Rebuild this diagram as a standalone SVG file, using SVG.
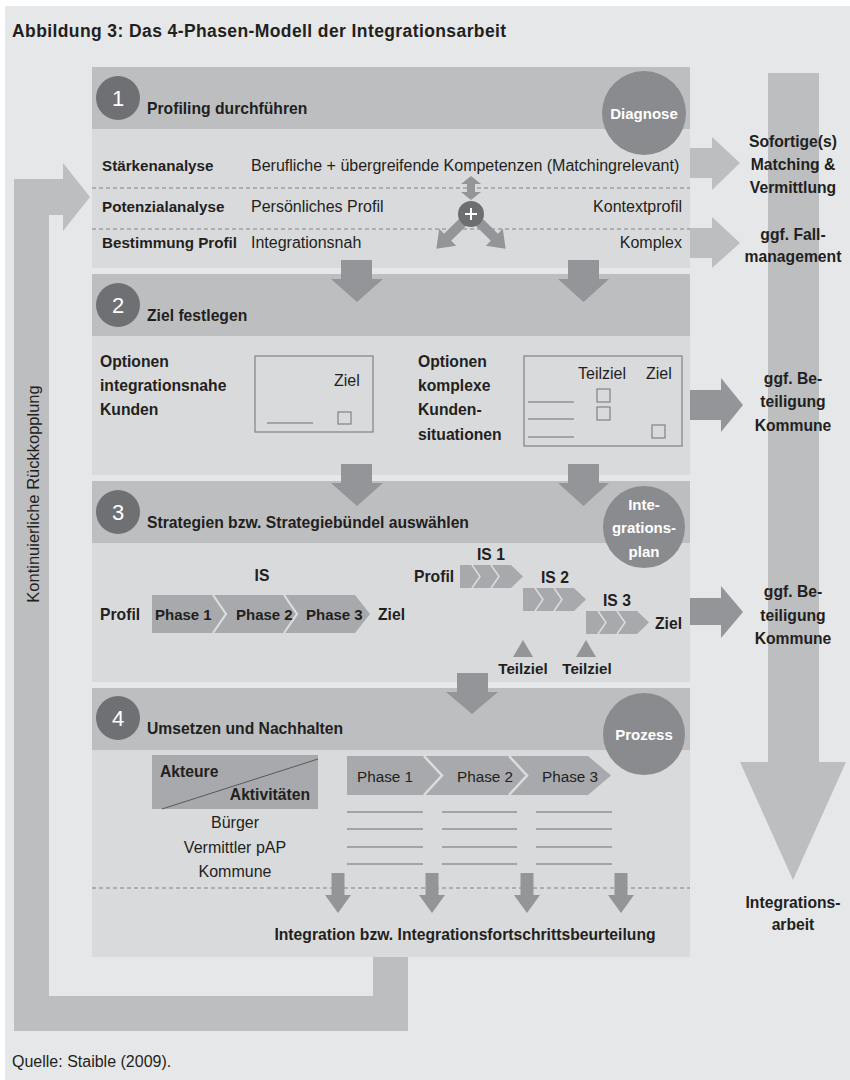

-*-*-

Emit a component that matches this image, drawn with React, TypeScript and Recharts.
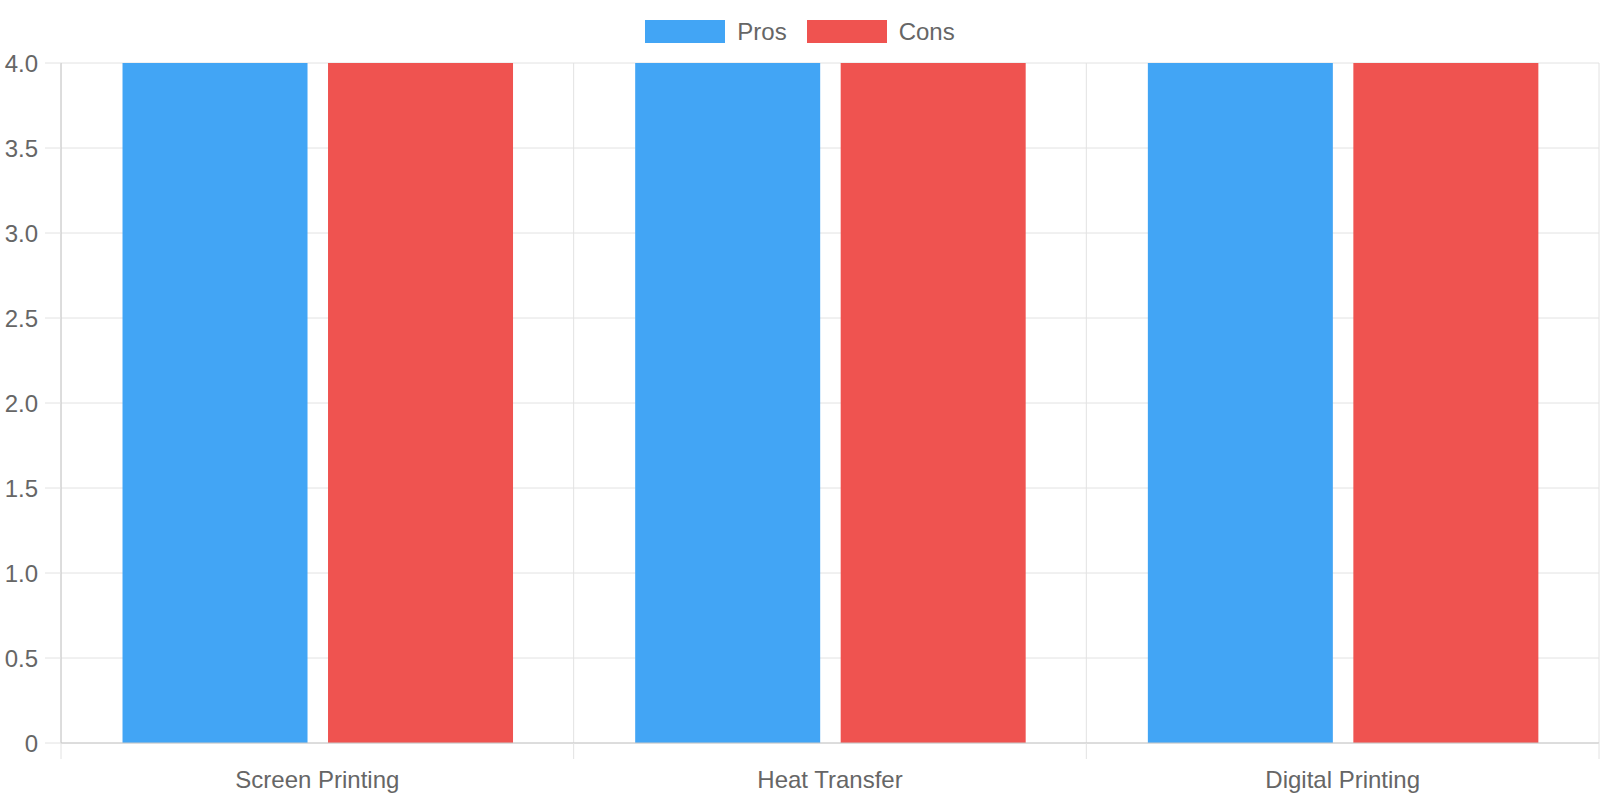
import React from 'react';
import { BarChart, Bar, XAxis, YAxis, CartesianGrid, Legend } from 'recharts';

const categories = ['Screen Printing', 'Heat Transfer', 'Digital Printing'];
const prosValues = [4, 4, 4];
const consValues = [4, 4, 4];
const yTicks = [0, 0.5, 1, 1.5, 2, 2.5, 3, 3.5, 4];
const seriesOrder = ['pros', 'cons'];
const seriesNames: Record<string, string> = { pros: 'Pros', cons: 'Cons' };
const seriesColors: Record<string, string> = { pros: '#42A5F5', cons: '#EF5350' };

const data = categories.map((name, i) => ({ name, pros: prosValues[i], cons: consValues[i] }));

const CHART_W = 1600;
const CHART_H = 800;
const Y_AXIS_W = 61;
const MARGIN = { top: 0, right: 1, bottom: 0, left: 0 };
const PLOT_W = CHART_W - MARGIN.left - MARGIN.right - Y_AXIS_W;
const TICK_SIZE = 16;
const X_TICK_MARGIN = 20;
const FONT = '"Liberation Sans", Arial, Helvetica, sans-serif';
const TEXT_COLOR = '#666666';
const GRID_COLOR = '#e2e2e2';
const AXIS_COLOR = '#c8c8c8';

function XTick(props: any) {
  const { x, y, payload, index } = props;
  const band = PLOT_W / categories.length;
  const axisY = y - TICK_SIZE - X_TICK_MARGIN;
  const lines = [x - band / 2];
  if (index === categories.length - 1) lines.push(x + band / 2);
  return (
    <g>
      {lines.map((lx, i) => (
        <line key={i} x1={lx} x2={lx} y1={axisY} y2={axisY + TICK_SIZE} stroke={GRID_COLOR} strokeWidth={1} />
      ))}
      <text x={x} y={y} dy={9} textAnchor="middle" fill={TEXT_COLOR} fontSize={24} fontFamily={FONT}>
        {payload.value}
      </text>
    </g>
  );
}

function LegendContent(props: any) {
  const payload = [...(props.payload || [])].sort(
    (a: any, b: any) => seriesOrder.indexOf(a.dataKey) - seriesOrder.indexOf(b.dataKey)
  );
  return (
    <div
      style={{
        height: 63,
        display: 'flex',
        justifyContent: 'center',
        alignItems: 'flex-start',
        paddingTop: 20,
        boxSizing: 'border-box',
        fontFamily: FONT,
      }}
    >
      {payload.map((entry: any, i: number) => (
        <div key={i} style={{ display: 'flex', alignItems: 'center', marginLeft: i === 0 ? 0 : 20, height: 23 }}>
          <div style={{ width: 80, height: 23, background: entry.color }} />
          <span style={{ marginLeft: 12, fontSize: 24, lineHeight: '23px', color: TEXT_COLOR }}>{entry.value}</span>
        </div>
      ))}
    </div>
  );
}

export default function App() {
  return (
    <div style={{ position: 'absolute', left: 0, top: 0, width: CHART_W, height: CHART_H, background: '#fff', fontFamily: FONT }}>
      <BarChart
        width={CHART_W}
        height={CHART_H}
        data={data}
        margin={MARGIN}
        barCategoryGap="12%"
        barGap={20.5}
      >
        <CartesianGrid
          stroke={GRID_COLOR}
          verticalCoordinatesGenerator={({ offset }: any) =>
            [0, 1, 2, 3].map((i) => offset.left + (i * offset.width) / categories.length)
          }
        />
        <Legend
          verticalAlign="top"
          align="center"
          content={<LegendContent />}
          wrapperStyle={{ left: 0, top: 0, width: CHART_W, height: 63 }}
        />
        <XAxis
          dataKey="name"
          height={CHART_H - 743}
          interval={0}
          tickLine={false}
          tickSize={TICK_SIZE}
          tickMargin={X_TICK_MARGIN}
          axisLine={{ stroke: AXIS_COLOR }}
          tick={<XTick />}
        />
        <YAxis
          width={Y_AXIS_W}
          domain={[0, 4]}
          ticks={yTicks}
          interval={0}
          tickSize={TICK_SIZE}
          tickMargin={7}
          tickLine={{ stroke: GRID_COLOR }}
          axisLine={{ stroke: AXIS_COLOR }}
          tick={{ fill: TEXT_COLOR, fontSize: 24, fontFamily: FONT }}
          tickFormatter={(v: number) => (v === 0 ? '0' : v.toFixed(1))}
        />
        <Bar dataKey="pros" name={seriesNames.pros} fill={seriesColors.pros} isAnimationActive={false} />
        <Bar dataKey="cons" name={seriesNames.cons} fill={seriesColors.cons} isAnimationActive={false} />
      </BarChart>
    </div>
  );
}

-*-*-

Skip every picture. Repeat the lines from the one with "Emit a component" through the one with "const seriesColors: Record<string, string>", both ends included.

- Response below
Emit a component that matches this image, drawn with React, TypeScript and Recharts.
import React from 'react';
import { BarChart, Bar, XAxis, YAxis, CartesianGrid, Legend } from 'recharts';

const categories = ['Screen Printing', 'Heat Transfer', 'Digital Printing'];
const prosValues = [4, 4, 4];
const consValues = [4, 4, 4];
const yTicks = [0, 0.5, 1, 1.5, 2, 2.5, 3, 3.5, 4];
const seriesOrder = ['pros', 'cons'];
const seriesNames: Record<string, string> = { pros: 'Pros', cons: 'Cons' };
const seriesColors: Record<string, string> = { pros: '#42A5F5', cons: '#EF5350' };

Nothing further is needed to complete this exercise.